There is a case where the mixing ratio of the shield gas should be precisely adjusted in performing welding in light of the shape of the work or required welding quality. For such high quality welding, the standard ratio of the shield gas is set by increasing or decreasing the ratio of the argon gas. As known in the art, the arc condition is often kept stable when the ratio of the argon gas in the shield gas is increased. This is because the increase of the argon gas ratio facilitates the transfer of a molten droplet. Therefore, it is often unnecessary to reset the unit pulse condition when the ratio of argon gas is increased.
On the other hand, when the argon gas ratio decreases in the shield gas, the transfer of a droplet occurs less easily, thereby making the arc condition unstable. This phenomenon will be described below with reference to FIG. 8.
FIG. 8 illustrates the condition of the arc striking portion in an instance where the argon gas ratio of the shield gas is decreased from the standard value. Specifically, as shown in FIG. 8(A), when the argon gas ratio is reduced, the arc anode point 3a is formed at the bottom of the molten wire 1a. In this case, the neighborhood of the arc anode point 3a becomes very hot, thereby causing metal vapor 5 to gush downward from the bottom of the molten wire 1a, as shown in FIG. 8(B). As a result, the arc anode point 3a is urged upward by force 6 from the metal vapor 5, making the droplet transfer unstable. Then, with the droplet transfer prevented from occurring, the molten portion at the tip of the welding wire becomes bigger, as shown in FIG. 8(C), and a lot of sputter 7 will be produced, scattering in undesired directions.
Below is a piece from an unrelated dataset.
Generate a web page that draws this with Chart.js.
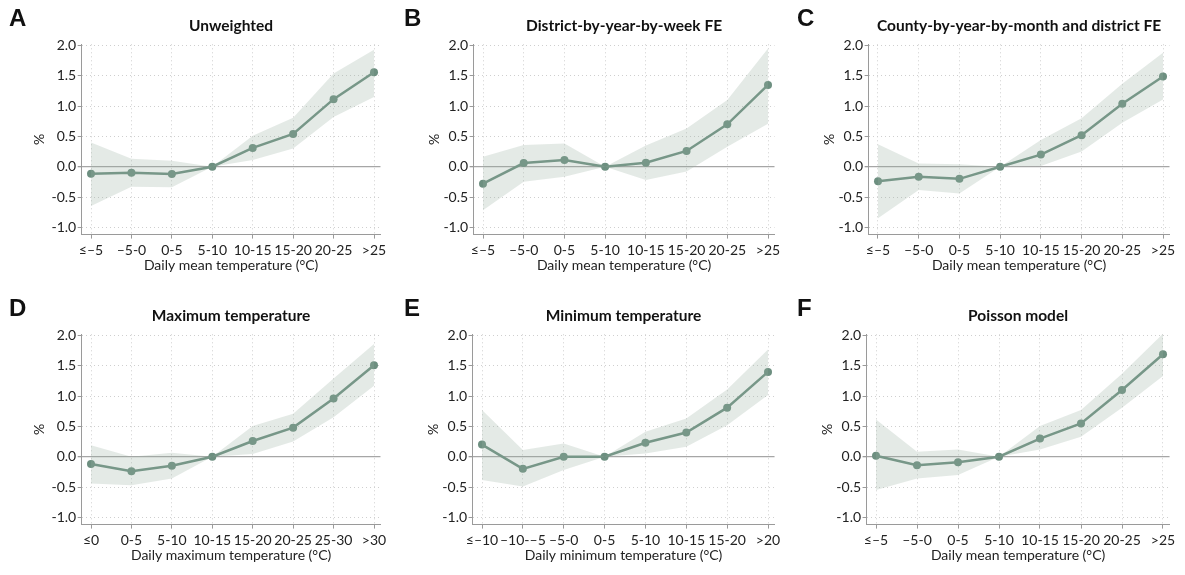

One way to address the above-described inconvenience is to increase the peak current Ip for shifting the arc anode point 3a upward from the bottom of the molten wire 1a. However, by increasing the peak current Ip, the arc 3 flares out and the arcing strength becomes greater. As a result, more undercuts are formed, and less beads with good appearance are obtained. In addition, more sputtering will occur due to the increase of the arcing strength.